HBO marks the 50th anniversary of US civil rights leader’s death with a gripping documentary, writes Greg Kennedy
From the wilderness to the mountaintop: man behind myth of Martin Luther King
King in the Wilderness, the HBO documentary that chronicles the final life struggles of Martin Luther King, Jr, brings to mind an African proverb that says if the surviving lions don’t tell their stories, the hunters will get all the credit.
What emerges over two hours is not only a valuable historical film treasure – which debuts on Sunday on OSN – but a gathering of the “lions” who lived, breathed, marched, collaborated and stood loyally by the civil rights leader’s side to the bitter end. Their in-the-trenches testimony and magnificent memories bring the man alive to modern audiences like never before.
“When I tell people we’re doing a film on Martin Luther King, Jr, everyone kind of rolls their eyes because they think there’ve been so many of them. They think they’ve seen it all,” says director Peter Kunhardt, whose HBO credits include Nixon by Nixon: In His Own Words and the Emmy-winning Jim: The James Foley Story.
“What it really comes down to is that they’ve had the I Have a Dream speech so many times they don’t want to see it again. So we didn’t want to show that early period of King. We wanted to show King the man as a true human being and the struggles he went through.”
King’s leadership during the bus boycotts, the sit-ins and the Selma-to-Montgomery marches is now legendary – but their aftermath, the last three years of his life, is seldom discussed.
On the advice of scholars, Kunhardt focuses on this era of the Baptist minister and activist’s life – from the passing of the Voting Rights Act in 1965 to his assassination in Memphis, Tennessee, on April 4, 1968 – “when his greatest trials and tribulations were happening. He was really put to the test”.
Inspired by Mahatma Gandhi, King’s unshakeable commitment to nonviolence, in the face of an increasingly unstable country, saw his dream, in his own words, “turned into a nightmare” as daunting new obstacles blocked his path.

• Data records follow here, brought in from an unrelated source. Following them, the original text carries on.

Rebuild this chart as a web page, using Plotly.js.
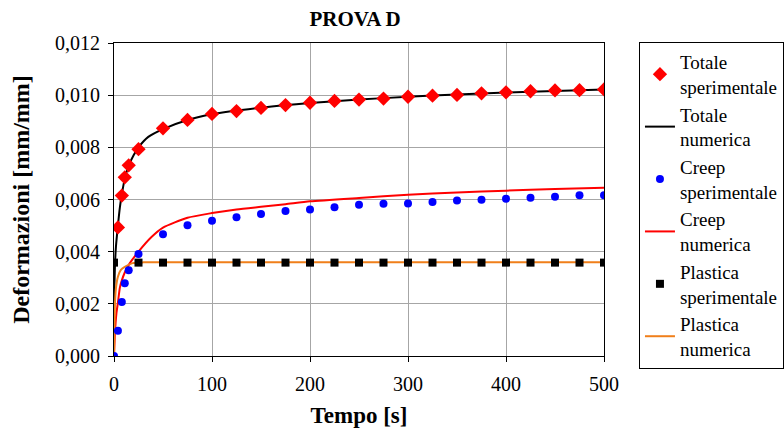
<!DOCTYPE html>
<html>
<head>
<meta charset="utf-8">
<script src="https://cdn.plot.ly/plotly-3.0.1.min.js"></script>
<style>html,body{margin:0;padding:0;background:#fff;}#chart{width:784px;height:435px;}</style>
</head>
<body>
<div id="chart"></div>
<script>
// Totale sperimentale
const tTotSper = [4, 8, 11, 15, 25, 50, 75, 100, 125, 150, 175, 200, 225, 250, 275, 300, 325, 350, 375, 400, 425, 450, 475, 500];
const totSper = [0.00493, 0.00615, 0.00685, 0.00731, 0.00793, 0.00873, 0.00905, 0.00928, 0.00939, 0.00951, 0.00962, 0.00971, 0.00978, 0.00983, 0.00987, 0.00994, 0.00998, 0.01001, 0.01007, 0.01011, 0.01015, 0.01018, 0.01019, 0.01022];
// Totale numerica
const tTotNum = [0, 1, 2, 4, 6, 8, 11, 15, 20, 25, 35, 50, 75, 100, 150, 200, 250, 300, 350, 400, 450, 500];
const totNum = [0.0021, 0.0035, 0.0042, 0.0050, 0.0057, 0.0062, 0.0068, 0.0073, 0.0077, 0.0080, 0.0084, 0.0087, 0.00905, 0.00927, 0.00952, 0.0097, 0.00983, 0.00994, 0.01003, 0.0101, 0.01016, 0.01022];
// Creep sperimentale
const tCreepSper = [0, 4, 8, 11, 15, 25, 50, 75, 100, 125, 150, 175, 200, 225, 250, 275, 300, 325, 350, 375, 400, 425, 450, 475, 500];
const creepSper = [0, 0.00097, 0.00207, 0.00279, 0.00329, 0.00391, 0.00467, 0.00501, 0.00519, 0.00532, 0.00544, 0.00556, 0.00562, 0.00570, 0.00580, 0.00584, 0.00585, 0.00590, 0.00596, 0.00599, 0.00603, 0.00607, 0.00611, 0.00616, 0.00616];
// Creep numerica
const tCreepNum = [0, 1, 2.5, 4, 6, 8, 11, 16, 25, 38, 50, 75, 100, 125, 150, 175, 200, 250, 300, 350, 400, 450, 500];
const creepNum = [0, 0.0009, 0.00164, 0.00205, 0.00262, 0.0029, 0.0032, 0.00355, 0.0040, 0.00455, 0.00492, 0.0053, 0.00548, 0.00562, 0.00572, 0.00582, 0.00593, 0.00606, 0.00618, 0.00627, 0.00634, 0.0064, 0.00645];
// Plastica sperimentale
const tPlasSper = [0, 25, 50, 75, 100, 125, 150, 175, 200, 225, 250, 275, 300, 325, 350, 375, 400, 425, 450, 475, 500];
const plasSper = [0.00358, 0.00358, 0.00358, 0.00358, 0.00358, 0.00358, 0.00358, 0.00358, 0.00358, 0.00358, 0.00358, 0.00358, 0.00358, 0.00358, 0.00358, 0.00358, 0.00358, 0.00358, 0.00358, 0.00358, 0.00358];
// Plastica numerica
const tPlasNum = [0, 1, 2, 4, 7, 11, 19, 30, 50, 100, 200, 300, 400, 500];
const plasNum = [0, 0.0020, 0.0026, 0.00304, 0.0033, 0.00342, 0.00356, 0.00359, 0.00359, 0.00359, 0.00359, 0.00359, 0.00359, 0.00359];

const names = ['Totale<br>sperimentale', 'Totale<br>numerica', 'Creep<br>sperimentale', 'Creep<br>numerica', 'Plastica<br>sperimentale', 'Plastica<br>numerica'];
const xTicks = [0, 100, 200, 300, 400, 500];
const yTicks = [0, 0.002, 0.004, 0.006, 0.008, 0.010, 0.012];

const serif = '"Liberation Serif", "Times New Roman", serif';

const traces = [
  {x: tTotNum, y: totNum, mode: 'lines', name: names[1], legendrank: 2, line: {color: '#000000', width: 2, shape: 'spline', smoothing: 0.6}},
  {x: tCreepNum, y: creepNum, mode: 'lines', name: names[3], legendrank: 4, line: {color: '#ff0000', width: 2, shape: 'spline', smoothing: 0.6}},
  {x: tPlasNum, y: plasNum, mode: 'lines', name: names[5], legendrank: 6, line: {color: '#f07f1a', width: 2, shape: 'spline', smoothing: 0.6}},
  {x: tCreepSper, y: creepSper, mode: 'markers', name: names[2], legendrank: 3, marker: {symbol: 'circle', size: 8, color: '#0000ff'}},
  {x: tPlasSper, y: plasSper, mode: 'markers', name: names[4], legendrank: 5, marker: {symbol: 'square', size: 8, color: '#000000'}},
  {x: tTotSper, y: totSper, mode: 'markers', name: names[0], legendrank: 1, marker: {symbol: 'diamond', size: 11, color: '#ff0000'}}
];

const layout = {
  width: 784, height: 435,
  margin: {l: 113.5, r: 180, t: 43, b: 79},
  paper_bgcolor: '#ffffff', plot_bgcolor: '#ffffff',
  separators: ',.',
  font: {family: serif, color: '#000000', size: 19},
  title: {text: '<b>PROVA D</b>', font: {family: serif, size: 21, color: '#000'}, x: 0.453, xref: 'container', xanchor: 'center', y: 0.958, yref: 'container', yanchor: 'middle'},
  xaxis: {
    range: [0, 500], tickvals: xTicks, ticktext: xTicks.map(String),
    showgrid: true, gridcolor: '#a6a6a6', gridwidth: 1,
    showline: true, linecolor: '#000', linewidth: 1, mirror: true,
    ticks: 'outside', ticklen: 5, tickcolor: '#000',
    zeroline: false, ticklabelstandoff: 5,
    tickfont: {family: serif, size: 20, color: '#000'},
    title: {text: '<b>Tempo [s]</b>', font: {family: serif, size: 23}, standoff: 12}
  },
  yaxis: {
    range: [0, 0.012], tickvals: yTicks, tickformat: '.3f',
    showgrid: true, gridcolor: '#a6a6a6', gridwidth: 1,
    showline: true, linecolor: '#000', linewidth: 1, mirror: true,
    ticks: 'outside', ticklen: 5, tickcolor: '#000',
    zeroline: false, ticklabelstandoff: 4,
    tickfont: {family: serif, size: 20, color: '#000'},
    title: {text: '<b>Deformazioni [mm/mm]</b>', font: {family: serif, size: 24}, standoff: 18}
  },
  showlegend: true,
  legend: {
    xref: 'container', yref: 'container',
    x: 0.815, xanchor: 'left', y: 0.9034, yanchor: 'top',
    bgcolor: '#ffffff', bordercolor: '#000000', borderwidth: 1,
    font: {family: serif, size: 19, color: '#000'},
    tracegroupgap: 0, itemwidth: 30, maxheight: 420
  }
};

Plotly.newPlot('chart', traces, layout, {displayModeBar: false, staticPlot: true});
</script>
</body>
</html>
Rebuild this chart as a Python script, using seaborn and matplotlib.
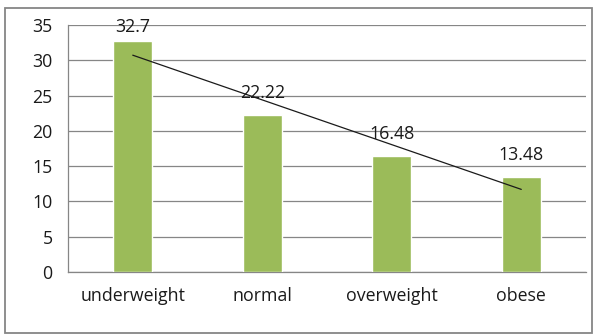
import numpy as np
import pandas as pd
import matplotlib
matplotlib.use("Agg")
import matplotlib.pyplot as plt
from matplotlib.patches import Rectangle
import seaborn as sns

categories = ["underweight", "normal", "overweight", "obese"]
values = [32.7, 22.22, 16.48, 13.48]
value_labels = ["32.7", "22.22", "16.48", "13.48"]
y_ticks = [0, 5, 10, 15, 20, 25, 30, 35]

df = pd.DataFrame({"category": categories, "value": values})

sns.set_style("white")
plt.rcParams["font.family"] = ["Open Sans", "DejaVu Sans"]

fig = plt.figure(figsize=(5.98, 3.34), dpi=100)
ax = fig.add_axes([0.1137, 0.1856, 0.8663, 0.7394])

grid_col = "#868686"
text_col = "#1a1a1a"
fs = 12.8

sns.barplot(data=df, x="category", y="value", color="#9BBB59",
            width=0.3, saturation=1, ax=ax, zorder=3)

# linear trendline, like excel
xs = np.arange(len(values))
slope, icpt = np.polyfit(xs, values, 1)
ax.plot(xs, slope * xs + icpt, color="#1a1a1a", lw=0.9, zorder=4)

# labels sit above the bars, but get squeezed under the top edge
for i, lab in enumerate(value_labels):
    ax.text(i, min(values[i] + 1.85, 33.5), lab, ha="center", va="bottom",
            fontsize=fs, color=text_col, zorder=5)

ax.set_xlim(-0.5, len(categories) - 0.5)
ax.set_ylim(0, 35)
ax.set_yticks(y_ticks)
ax.set_xlabel("")
ax.set_ylabel("")
ax.yaxis.grid(True, color=grid_col, lw=0.9, zorder=0)
ax.set_axisbelow(True)

# category ticks sit between groups
ax.set_xticks(np.arange(-0.5, len(categories)), minor=False)
ax.set_xticklabels([])
ax.set_xticks(xs, minor=True)
ax.set_xticklabels(categories, minor=True)
ax.tick_params(axis="x", which="major", direction="out", length=6,
               color=grid_col, width=0.9)
ax.tick_params(axis="x", which="minor", length=0, pad=11,
               labelsize=fs, labelcolor=text_col)
ax.tick_params(axis="y", direction="out", length=6, color=grid_col,
               width=0.9, labelsize=fs, labelcolor=text_col, pad=5)

for s in ["top", "right"]:
    ax.spines[s].set_visible(False)
for s in ["left", "bottom"]:
    ax.spines[s].set_color(grid_col)
    ax.spines[s].set_linewidth(0.9)

# outer chart border
fig.patches.append(Rectangle((5 / 598, 1 / 334), 587 / 598, 325 / 334,
                             transform=fig.transFigure, fill=False,
                             edgecolor="#868686", lw=1.3))

fig.savefig("out.png", dpi=100)
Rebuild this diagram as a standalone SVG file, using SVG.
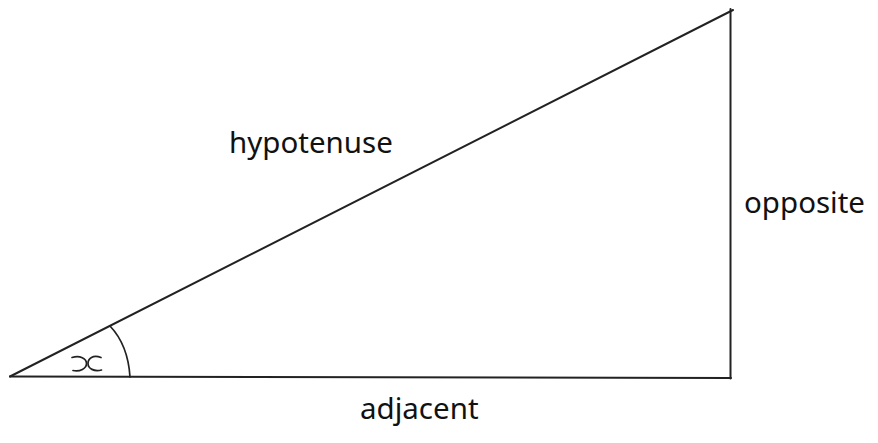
<svg xmlns="http://www.w3.org/2000/svg" width="878" height="443" viewBox="0 0 878 443">
<style>
.edge{fill:none;stroke:#222;stroke-width:2;stroke-linecap:round}
.thin{fill:none;stroke:#222;stroke-width:1.7;stroke-linecap:round}
.lbl{font-family:"Noto Sans","Liberation Sans",sans-serif;font-size:29.5px;fill:#111}
</style>
<rect width="878" height="443" fill="#fff"/>
<g id="connectors">
<path class="edge" d="M10,376.5 L733,10"/>
<path class="edge" d="M730.5,9 L730.5,378.5"/>
<path class="edge" d="M10,376.5 L731,378"/>
</g>
<g id="angle">
<path class="thin" d="M110,326 Q128,345 130,377"/>
<path class="thin" d="M72,357.5 C80,355 86.5,358.5 86.5,363.5 C86.5,368.5 80,372 73,370.5"/>
<path class="thin" d="M101,357.5 C93,354.5 88,358.5 88,363.5 C88,368.5 94,372 101.5,370"/>
</g>
<g id="hypotenuse"><text class="lbl" x="229" y="153">hypotenuse</text></g>
<g id="opposite"><text class="lbl" x="744" y="213">opposite</text></g>
<g id="adjacent"><text class="lbl" x="360" y="419">adjacent</text></g>
</svg>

“We were trying to redeem the soul of America from the triple evils of racism, war and poverty, and Martin had become far more exposed to enemies by taking on both civil rights and the war issue,” says politician and diplomat Andrew Young, who was a confidant to King and executive director of the Southern Christian Leadership Conference (SCLC).
King in the Wilderness achieves a balancing act of storytelling because it not only reveals the philosophical conflicts of a leader who faced an onslaught of criticism from both sides of the political spectrum, but also of the humble co-pastor of Ebenezer Baptist Church and father of four who did his best to eat dinner with his family, often at the insistence of his fellow activist wife Coretta Scott King, who died in 2006.

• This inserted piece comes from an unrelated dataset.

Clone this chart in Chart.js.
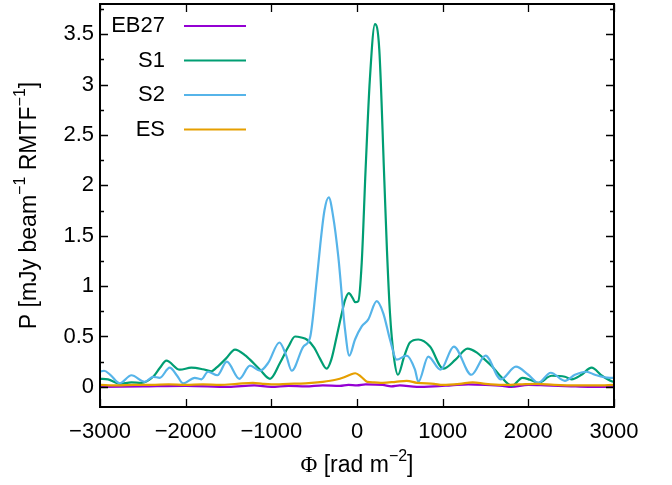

In Washington, meanwhile, his civil rights ally, President Lyndon Johnson, regarded King’s anti-Vietnam War speeches as irresponsible.
Also during this period, when King and his SCLC allies headed to northern cities such as Chicago in response to race riots – to march through white neighbourhoods in support of open housing and to put an end to slums – he was emotionally hammered by one of the most violent, hate-filled responses he encountered.
“Chicago was a huge awakening for him,” says singer Harry Belafonte, who often hosted King in New York, and recalls how physically and emotionally drained his friend had become after facing this new kind of white aggression in the North.
Xernona Clayton, his friend and SCLC organiser, believes King’s heart was broken by this darker turn of events in America. “It had bothered him deeply that the nation had turned against him.”
Clayton, who drove King to the airport for his final trip to Memphis, also recalls the scene of his two young sons, Martin and Dexter, jumping on the bonnet of her car in the driveway, begging their dad not to go that day.
Young remembers King as “the happiest I had seen him in a long time” on the morning of April 4.
“He always blamed himself for not doing enough. He was driven by a kind of a need for perfection. He was always feeling that he wasn’t doing his best I think because of his feeling that somehow he wasn’t good enough to be the leader. Those were periods when he was really just physically exhausted.”
King in the Wilderness broadcasts at 11pm Sunday on OSN First HD Home of HBO.